To better illustrate how these games employ strategic thinking skills, chess imagery has been merged with existing game icons. The fist (rock) moves like a KING; the open palm (paper) shows a ROOK image to connote movement like a rook; and the two fingers (scissors) icon incorporates a BISHOP image and corresponding characteristics.
“First In Math’s Rock Paper Scissors has so much depth, but we began to realize two things: that a name change could help convey the module’s true focus, and that we need to do a better job of explaining the games to educators,” says Cred Dobson, current First In Math Ambassador and former Mathematics Curriculum Academic Content Coach for the School District of Philadelphia’s Northwest Region.

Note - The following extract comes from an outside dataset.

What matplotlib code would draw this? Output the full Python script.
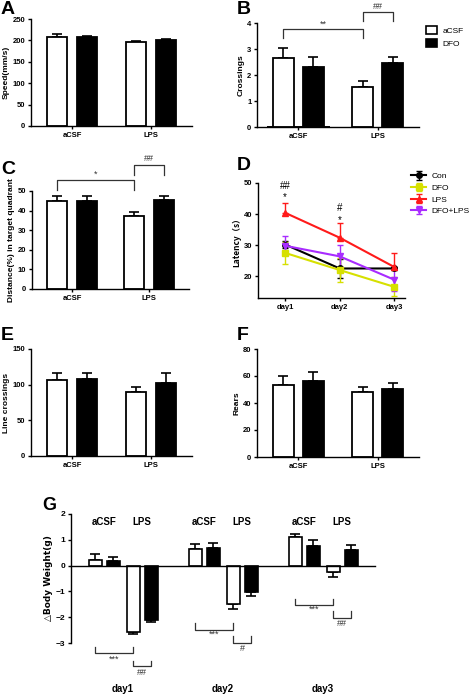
import numpy as np
import matplotlib
matplotlib.use('Agg')
import matplotlib.pyplot as plt

plt.rcParams['font.family'] = ['Liberation Sans', 'DejaVu Sans']
plt.rcParams['font.weight'] = 'bold'
plt.rcParams['axes.linewidth'] = 1.0

W, H = 472, 697

groups = ['aCSF', 'LPS']
# [aCSF-white, DFO-black] per group, and upper error
speed = [[208.5, 208], [195.5, 201]]
speed_err = [[7, 3], [3.5, 3]]
crossings = [[2.64, 2.32], [1.53, 2.47]]
crossings_err = [[0.4, 0.39], [0.24, 0.22]]
distance = [[45.0, 44.7], [37.0, 45.3]]
distance_err = [[2.6, 2.5], [2.4, 2.2]]
line_cross = [[107, 108], [90, 102]]
line_cross_err = [[9, 9], [7, 15]]
rears = [[53, 56], [48.4, 50.7]]
rears_err = [[7, 7], [3.8, 4.3]]

days = ['day1', 'day2', 'day3']
latency = {
    'Con': [30.2, 22.5, 22.5],
    'DFO': [27.5, 22.0, 16.6],
    'LPS': [40.4, 32.4, 23.0],
    'DFO+LPS': [29.8, 26.4, 18.9],
}
latency_err = {
    'Con': [1.0, 3.0, 0.5],
    'DFO': [3.5, 4.0, 3.0],
    'LPS': [3.2, 4.6, 4.5],
    'DFO+LPS': [3.0, 3.8, 3.5],
}
lat_style = {
    'Con': ('black', 'o'),
    'DFO': ('#d6e000', 's'),
    'LPS': ('#ff1a1a', '^'),
    'DFO+LPS': ('#a82cff', 'v'),
}

# body weight change: order aCSF-white, aCSF-DFO, LPS-white, LPS-DFO
weight = [[0.23, 0.19, -2.57, -2.09],
          [0.65, 0.70, -1.48, -1.02],
          [1.10, 0.75, -0.23, 0.59]]
weight_err = [[0.23, 0.13, 0.10, 0.10],
              [0.19, 0.19, 0.20, 0.17],
              [0.13, 0.23, 0.22, 0.21]]


fig = plt.figure(figsize=(W / 100, H / 100), dpi=100)


def pix_axes(x0, y0, x1, y1):
    return fig.add_axes([x0 / W, 1 - y1 / H, (x1 - x0) / W, (y1 - y0) / H])


def err_bar(ax, x, v, e, color='black'):
    lo = 0 if v >= 0 else e
    hi = e if v >= 0 else 0
    ax.errorbar(x, v, yerr=[[lo], [hi]], fmt='none', ecolor=color,
                elinewidth=1.2, capsize=3.5, capthick=1.2, zorder=1)


def bar_panel(ax, vals, errs, ylim, yticks, ylabel):
    off, w = 0.19, 0.26
    for g in range(2):
        for k, fc in enumerate(['white', 'black']):
            x = g + (-off if k == 0 else off)
            ax.bar(x, vals[g][k], width=w, color=fc, edgecolor='black',
                   linewidth=1.3, zorder=2)
            err_bar(ax, x, vals[g][k], errs[g][k])
    ax.set_xlim(-0.52, 1.52)
    ax.set_ylim(*ylim)
    ax.set_yticks(yticks)
    ax.set_xticks([0, 1])
    ax.set_xticklabels(groups)
    ax.tick_params(labelsize=5.5, length=2.5, width=1, pad=1.5)
    ax.set_ylabel(ylabel, fontsize=6, fontweight='bold', labelpad=2)
    for s in ['top', 'right']:
        ax.spines[s].set_visible(False)


def bracket(ax, x0, x1, ytop, ybot, txt, ty, color='#333333', fs=6.5):
    ax.plot([x0, x0, x1, x1], [ybot, ytop, ytop, ybot], color=color,
            lw=0.9, clip_on=False)
    ax.text((x0 + x1) / 2, ty, txt, ha='center', va='center', fontsize=fs,
            color=color, fontweight='normal', clip_on=False)


def panel_letter(x, y, s, fs=14):
    fig.text(x / W, 1 - y / H, s, fontsize=fs, fontweight='bold',
             ha='left', va='center')


# A
axA = pix_axes(31, 19, 192, 126)
bar_panel(axA, speed, speed_err, (0, 250), [0, 50, 100, 150, 200, 250], 'Speed(mm/s)')
panel_letter(1, 10, 'A')

# B
axB = pix_axes(257, 23, 419, 127)
bar_panel(axB, crossings, crossings_err, (0, 4), [0, 1, 2, 3, 4], 'Crossings')
bracket(axB, -0.19, 0.81, 3.77, 3.44, '**', 3.95)
bracket(axB, 0.81, 1.19, 4.42, 4.08, '##', 4.62)
panel_letter(237, 10, 'B')
axB.bar([0], [0], color='white', edgecolor='black', linewidth=1.2, label='aCSF')
axB.bar([0], [0], color='black', edgecolor='black', linewidth=1.2, label='DFO')
axB.legend(loc='upper left', bbox_to_anchor=(1.02, 1.0), frameon=False,
           prop={'size': 6, 'weight': 'normal'}, handlelength=1.4,
           handleheight=1.0, handletextpad=0.6, labelspacing=0.5,
           borderaxespad=0)

# C
axC = pix_axes(32, 191, 189, 289)
bar_panel(axC, distance, distance_err, (0, 50), [0, 10, 20, 30, 40, 50],
          'Distance(%) in target quadrant')
bracket(axC, -0.19, 0.81, 55.7, 50.7, '*', 58.5)
bracket(axC, 0.81, 1.19, 63.3, 58.0, '##', 66.5)
panel_letter(1, 170, 'C')

# D
axD = pix_axes(258, 183, 405, 298)
xd = np.arange(len(days))
for name, v in latency.items():
    c, m = lat_style[name]
    axD.errorbar(xd, v, yerr=[[0, 0, 0] if name == 'LPS' else latency_err[name],
                              latency_err[name]],
                 color=c, marker=m, markersize=4, lw=1.5, elinewidth=1,
                 capsize=2.5, capthick=1, label=name)
axD.set_xlim(-0.5, 2.2)
axD.set_ylim(13, 50)
axD.set_yticks([20, 30, 40, 50])
axD.set_xticks(xd)
axD.set_xticklabels(days)
axD.tick_params(labelsize=5.5, length=2.5, width=1, pad=1.5)
axD.set_ylabel('Latency（s）', fontsize=6, fontweight='bold', labelpad=2,
               family=['Noto Sans CJK SC', 'DejaVu Sans'])
for s in ['top', 'right']:
    axD.spines[s].set_visible(False)
for x, y, t in [(0, 49, '##'), (0, 45.6, '*'), (1, 41.8, '#'), (1, 38.2, '*')]:
    axD.text(x, y, t, ha='center', va='center', fontsize=7,
             fontweight='normal', clip_on=False)
axD.legend(loc='upper left', bbox_to_anchor=(1.02, 1.12), frameon=False,
           prop={'size': 6, 'weight': 'normal'}, handlelength=1.8,
           handletextpad=0.6, labelspacing=0.45, borderaxespad=0)
panel_letter(237, 166, 'D')

# E
axE = pix_axes(31, 349, 192, 456)
bar_panel(axE, line_cross, line_cross_err, (0, 150), [0, 50, 100, 150], 'Line crossings')
panel_letter(1, 336, 'E')

# F
axF = pix_axes(257, 349, 419, 457)
bar_panel(axF, rears, rears_err, (0, 80), [0, 20, 40, 60, 80], 'Rears')
panel_letter(237, 336, 'F')

# G
axG = pix_axes(71, 514, 375, 643)
offs = [-0.28, -0.10, 0.10, 0.28]
fcs = ['white', 'black', 'white', 'black']
for d in range(3):
    for k in range(4):
        x = d + offs[k]
        axG.bar(x, weight[d][k], width=0.13, color=fcs[k], edgecolor='black',
                linewidth=1.2, zorder=2)
        err_bar(axG, x, weight[d][k], weight_err[d][k])
    axG.text(d - 0.19, 1.7, 'aCSF', ha='center', va='center', fontsize=7)
    axG.text(d + 0.19, 1.7, 'LPS', ha='center', va='center', fontsize=7)
    axG.text(d, -4.8, days[d], ha='center', va='center', fontsize=7,
             clip_on=False)
axG.set_xlim(-0.52, 2.52)
axG.set_ylim(-3, 2)
axG.set_yticks([-3, -2, -1, 0, 1, 2])
axG.set_xticks([])
axG.spines['bottom'].set_position(('data', 0))
for s in ['top', 'right']:
    axG.spines[s].set_visible(False)
axG.tick_params(labelsize=6, length=2.5, width=1, pad=1.5)
axG.set_ylabel('△Body Weight(g)', fontsize=6.5, fontweight='bold', labelpad=2,
               family=['DejaVu Sans'])

g_brackets = [
    (0, -3.38, -3.16, '***', -3.61, -3.90, -3.68, '##', -4.13),
    (1, -2.48, -2.22, '***', -2.67, -2.99, -2.74, '#', -3.21),
    (2, -1.51, -1.29, '***', -1.70, -2.03, -1.77, '##', -2.25),
]
for d, l1, e1, t1, y1, l2, e2, t2, y2 in g_brackets:
    bracket(axG, d - 0.28, d + 0.10, l1, e1, t1, y1)
    bracket(axG, d + 0.10, d + 0.28, l2, e2, t2, y2)
panel_letter(42, 505, 'G', fs=13)

fig.savefig('out.png', dpi=100)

“Mathematics is not limited to basic facts and procedures, and these games are valuable, mathematically-oriented activities that promote the development of thinking in logical steps and understanding proper sequencing skills,” says Dobson. “The greatest stumbling block that students face when moving into higher-area math is the lack of logical thought processes.”
All students need to learn HOW to think, not just what to think, says Dobson. “When studying algebra, students learn how to reason, and RPS CHESS promotes that same kind of thinking—in logical steps from the simple level to more complex levels. It helps students develop and practice strategic thought processes. For this reason alone, the RPS CHESS games are crucial, but within the framework of the FIM site, they also serve as a base to launch the presentation of other logical, thought-provoking games. Building brain-power in students is a multidimensional process!”
“Cred’s insight into the value of developing higher-order mathematical thinking is spot-on,” says Robert Sun, creator of the First In Math program. “RPS CHESS games build the ability to follow a series of logical steps, and this is not an easy thing to teach. In reality, we can’t really teach kids to do things; we can only teach them to practice things.”
According to Sun, an activity designed to build strategic thinking skills also benefits greatly from a familiar framework that kids already know and love, because it encourages the amount of repetitive play needed to build these skills. “I chose Rock-Paper-Scissors because it is one of the few games where the pieces capture each other in a circular fashion, and it is well understood by many people. Combining this unique feature with the parameters of how certain chess pieces move is the innovation that transforms a common children’s game into one that requires rigorous strategic thinking to play well.”
Unfortunately, some teachers who had not tried the game online associated it with the original Rock-Paper-Scissors they occupied themselves with as children, which required little thinking.
“An activity like RPS CHESS develops higher mental processes as we create hypotheses, make predictions, and fine-tune our expectations,” explains Sun. “In addition, every one of these games shows kids mathematical ideas in a spirit of play, which is a big and often hidden part of the true spirit of math.”
“The games, especially MASTER RPS CHESS, are difficult, but also for many kids kind of addictive, which means they strengthen their ability to focus on a complicated skill for the length of time it takes to master it. Math needs that.”